Write out the data below in full, unchanged, minus the images.

= Data provided =
* * * *
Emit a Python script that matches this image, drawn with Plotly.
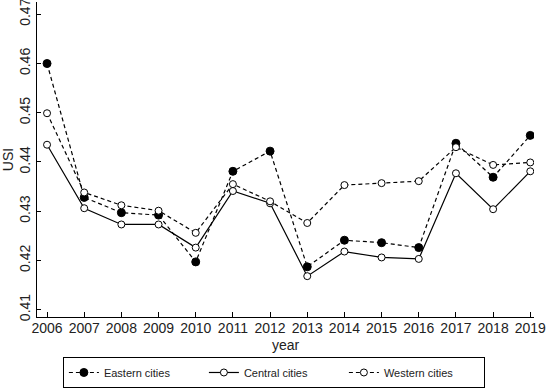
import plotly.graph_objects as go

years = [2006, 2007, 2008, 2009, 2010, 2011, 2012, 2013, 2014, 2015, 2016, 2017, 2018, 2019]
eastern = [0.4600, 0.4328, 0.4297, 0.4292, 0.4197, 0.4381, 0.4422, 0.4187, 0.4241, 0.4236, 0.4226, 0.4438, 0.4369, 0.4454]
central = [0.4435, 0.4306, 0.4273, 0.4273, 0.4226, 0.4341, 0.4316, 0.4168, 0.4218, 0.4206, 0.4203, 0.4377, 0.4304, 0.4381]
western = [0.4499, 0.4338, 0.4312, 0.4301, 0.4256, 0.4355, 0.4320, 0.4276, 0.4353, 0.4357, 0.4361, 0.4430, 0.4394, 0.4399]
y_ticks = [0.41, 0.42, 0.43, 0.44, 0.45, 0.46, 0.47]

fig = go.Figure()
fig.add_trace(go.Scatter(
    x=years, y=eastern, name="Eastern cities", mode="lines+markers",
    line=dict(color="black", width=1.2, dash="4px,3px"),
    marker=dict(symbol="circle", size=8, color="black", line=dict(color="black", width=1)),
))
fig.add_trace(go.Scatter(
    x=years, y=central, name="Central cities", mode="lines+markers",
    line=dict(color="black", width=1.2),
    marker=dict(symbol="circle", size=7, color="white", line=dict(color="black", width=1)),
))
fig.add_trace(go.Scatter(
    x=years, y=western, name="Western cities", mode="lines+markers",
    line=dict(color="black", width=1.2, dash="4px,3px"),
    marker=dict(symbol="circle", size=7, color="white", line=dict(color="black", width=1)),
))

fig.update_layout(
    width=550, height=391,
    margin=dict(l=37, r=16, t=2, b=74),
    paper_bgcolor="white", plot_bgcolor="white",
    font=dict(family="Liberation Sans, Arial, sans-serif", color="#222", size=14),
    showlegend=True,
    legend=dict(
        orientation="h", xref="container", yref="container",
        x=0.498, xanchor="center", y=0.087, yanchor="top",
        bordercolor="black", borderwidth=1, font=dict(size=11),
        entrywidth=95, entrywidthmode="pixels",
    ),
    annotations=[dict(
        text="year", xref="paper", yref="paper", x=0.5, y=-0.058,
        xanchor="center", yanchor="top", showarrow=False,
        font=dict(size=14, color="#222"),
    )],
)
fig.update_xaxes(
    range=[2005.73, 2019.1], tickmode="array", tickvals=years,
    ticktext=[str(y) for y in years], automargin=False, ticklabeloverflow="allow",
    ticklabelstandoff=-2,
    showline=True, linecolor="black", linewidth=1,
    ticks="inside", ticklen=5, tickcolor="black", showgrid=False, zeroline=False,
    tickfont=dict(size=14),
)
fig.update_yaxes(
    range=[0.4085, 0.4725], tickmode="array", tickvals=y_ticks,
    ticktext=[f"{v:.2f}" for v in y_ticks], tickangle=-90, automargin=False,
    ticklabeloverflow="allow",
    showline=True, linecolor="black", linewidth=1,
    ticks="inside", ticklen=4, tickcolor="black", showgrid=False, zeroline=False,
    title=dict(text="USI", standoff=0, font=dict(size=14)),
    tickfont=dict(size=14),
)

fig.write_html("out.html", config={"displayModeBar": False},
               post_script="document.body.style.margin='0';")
* * * *
= Response to this task =
Emit a Python script that matches this image, drawn with Plotly.
import plotly.graph_objects as go

years = [2006, 2007, 2008, 2009, 2010, 2011, 2012, 2013, 2014, 2015, 2016, 2017, 2018, 2019]
eastern = [0.4600, 0.4328, 0.4297, 0.4292, 0.4197, 0.4381, 0.4422, 0.4187, 0.4241, 0.4236, 0.4226, 0.4438, 0.4369, 0.4454]
central = [0.4435, 0.4306, 0.4273, 0.4273, 0.4226, 0.4341, 0.4316, 0.4168, 0.4218, 0.4206, 0.4203, 0.4377, 0.4304, 0.4381]
western = [0.4499, 0.4338, 0.4312, 0.4301, 0.4256, 0.4355, 0.4320, 0.4276, 0.4353, 0.4357, 0.4361, 0.4430, 0.4394, 0.4399]
y_ticks = [0.41, 0.42, 0.43, 0.44, 0.45, 0.46, 0.47]

fig = go.Figure()
fig.add_trace(go.Scatter(
    x=years, y=eastern, name="Eastern cities", mode="lines+markers",
    line=dict(color="black", width=1.2, dash="4px,3px"),
    marker=dict(symbol="circle", size=8, color="black", line=dict(color="black", width=1)),
))
fig.add_trace(go.Scatter(
    x=years, y=central, name="Central cities", mode="lines+markers",
    line=dict(color="black", width=1.2),
    marker=dict(symbol="circle", size=7, color="white", line=dict(color="black", width=1)),
))
fig.add_trace(go.Scatter(
    x=years, y=western, name="Western cities", mode="lines+markers",
    line=dict(color="black", width=1.2, dash="4px,3px"),
    marker=dict(symbol="circle", size=7, color="white", line=dict(color="black", width=1)),
))

fig.update_layout(
    width=550, height=391,
    margin=dict(l=37, r=16, t=2, b=74),
    paper_bgcolor="white", plot_bgcolor="white",
    font=dict(family="Liberation Sans, Arial, sans-serif", color="#222", size=14),
    showlegend=True,
    legend=dict(
        orientation="h", xref="container", yref="container",
        x=0.498, xanchor="center", y=0.087, yanchor="top",
        bordercolor="black", borderwidth=1, font=dict(size=11),
        entrywidth=95, entrywidthmode="pixels",
    ),
    annotations=[dict(
        text="year", xref="paper", yref="paper", x=0.5, y=-0.058,
        xanchor="center", yanchor="top", showarrow=False,
        font=dict(size=14, color="#222"),
    )],
)
fig.update_xaxes(
    range=[2005.73, 2019.1], tickmode="array", tickvals=years,
    ticktext=[str(y) for y in years], automargin=False, ticklabeloverflow="allow",
    ticklabelstandoff=-2,
    showline=True, linecolor="black", linewidth=1,
    ticks="inside", ticklen=5, tickcolor="black", showgrid=False, zeroline=False,
    tickfont=dict(size=14),
)
fig.update_yaxes(
    range=[0.4085, 0.4725], tickmode="array", tickvals=y_ticks,
    ticktext=[f"{v:.2f}" for v in y_ticks], tickangle=-90, automargin=False,
    ticklabeloverflow="allow",
    showline=True, linecolor="black", linewidth=1,
    ticks="inside", ticklen=4, tickcolor="black", showgrid=False, zeroline=False,
    title=dict(text="USI", standoff=0, font=dict(size=14)),
    tickfont=dict(size=14),
)

fig.write_html("out.html", config={"displayModeBar": False},
               post_script="document.body.style.margin='0';")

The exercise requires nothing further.